4 de dez. de 2018

A esperança e a memória são quentes como cafe

Na memória  do meu irmão, todo nosso amor e saudade ficam expressos.

"Amanheci hoje fazendo café e, como sempre nessas horas, veio em mim a lembrança do cheiro e do sabor que nossa mãe coava. O sabor seria fraco para minha preferência de adulto, mas não  teria deixado de ser admirado pela precisão inimitável em seu invariável sabor - uma exatidão no fazer da bebida  que, mesmo com método, apetrechos e dedicação, jamais fui capaz de alcançar.

Sou daqueles de ter barista preferido e de gostar do café forte e quente. Forte o bastante para o amargo atingir o ponto de tornar em doçura complexa, e assim o tomo, puro e sem adocar - mas nem o mais perfeito ao meu paladar supera o valor do vínculo dado pelo café de "vovó Neide, mamãe de papai que mora na estrela".

Meu menino via em todas as horas o café em meu dia. No desjejum dividido, no arremate do almoco, no lanche da tarde, no expresso ocasional, no último alimento do dia.

Cedo enxerguei no desejo de pertencer a explicação da frase "eu gosto de café também  papai". Tal como na alegria de vestir roupas semelhantes, em cor ou no modelo, me vi fazendo metamorfoses e ajustes, tal como aderir aos horrorosos "crocks" pq eram "iguais a minha sanadalha do batman, papai".

Sempre oferecia café a João quando ele repetia a sentença. Algumas vezes ele tomava um gole e dizia "já tá bom hoje, 'quer' mais não". Sem me dar conta, e mais ainda depois de perceber o que fazia, fui ajustando paladar para caber no desejo do menino. O café "caído do bule", como lindamente fala o querido Bel Pires, foi ficando menos forte e os adoçantes voltaram a bebida: com açúcar comum, com o demerara ou com o mascavo, com mel, com melaço, com cacau em pó, com leite e até com uma pitada de achocolatado, tudo buscava a expectativa do pedido "posso provar, papai?". Uns poucos dias antes do dia que nos trouxe a distância, sem ensaio ou busca de ajuste, bebia um tanto de café puro, já não  tão quente no fim da caneca, qdo o recorrente desejo de partilha veio. Sem saber que aquele fim de tarde seria alvorada, ajustei nas mãozinhas o peso da caneca para depois ouvir: "huuum. Tá gostoso!! Eu gosto de café. Posso ter um pouco para beber sozinho, papai?!". Dividi o café e a alegria da novidade por todos os ventos.

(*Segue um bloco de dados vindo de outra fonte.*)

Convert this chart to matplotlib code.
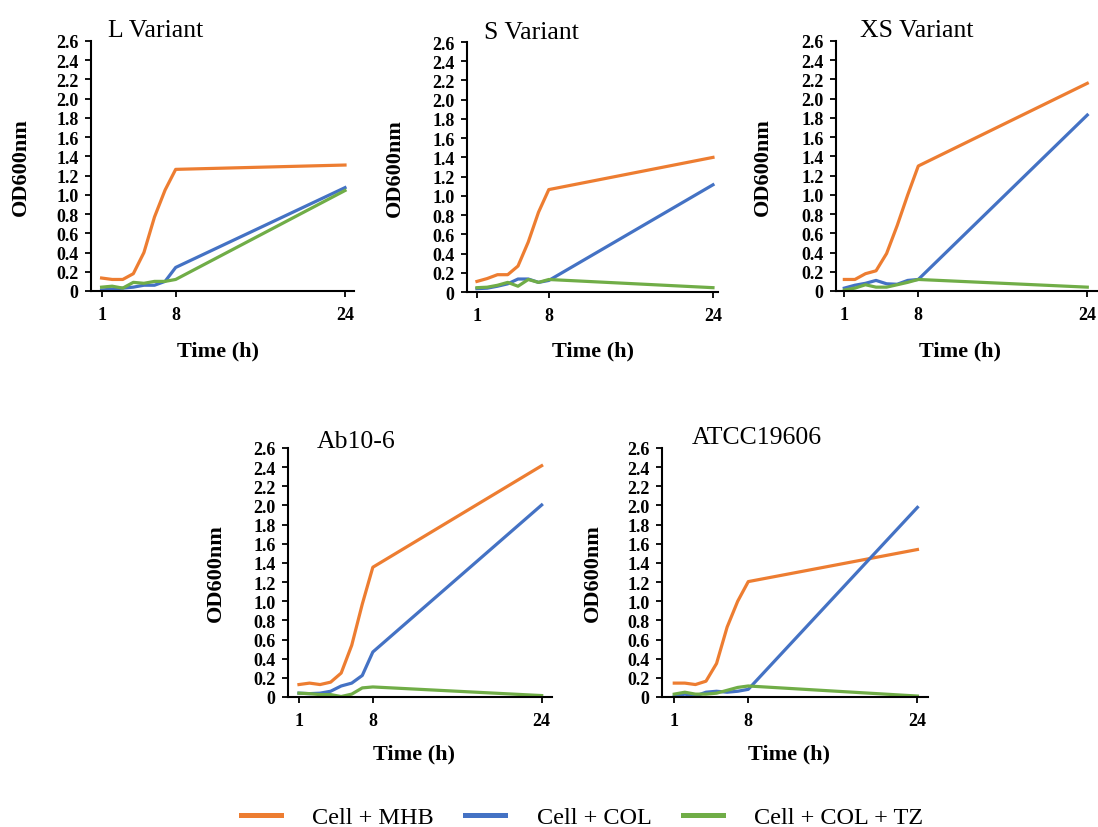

Desde então, ainda que não todo dia, o que foi feito para ser xícara de cafézinho se fazia em "canequinha de criança beber café" e dividimos uma bebida não tão forte e já quase morna como o sabor exato do melhor café do mundo - agora mais ainda, porque se essência do grão coado nos faz juntos até além da vida, que separação poderia impor uns  poucos milhões de metros? Ademais, tal como na extrema amargura do café reside o doce, nesse amargo hiato de convívio eh gestada a doçura intensa do reencontro - e será  breve, para sempre e para além do infinito, como o sabor do café de vovó Neide. #joaoepapai #papaiejoao #semprejuntos"

Meu irmão, que os Mestres continuem a lhe fortalecer  na espera.
Lembre que aquilo que nos causa dor foi também  motivo do nosso reencontro familiar.
Aquilo que é seu por direito divino há de voltar,
Que o advento do Natal renove nossas esperanças e as oportunidade caiam quentes do bule  da vida.
Este são  os meus votos, a minha fé  e esperança.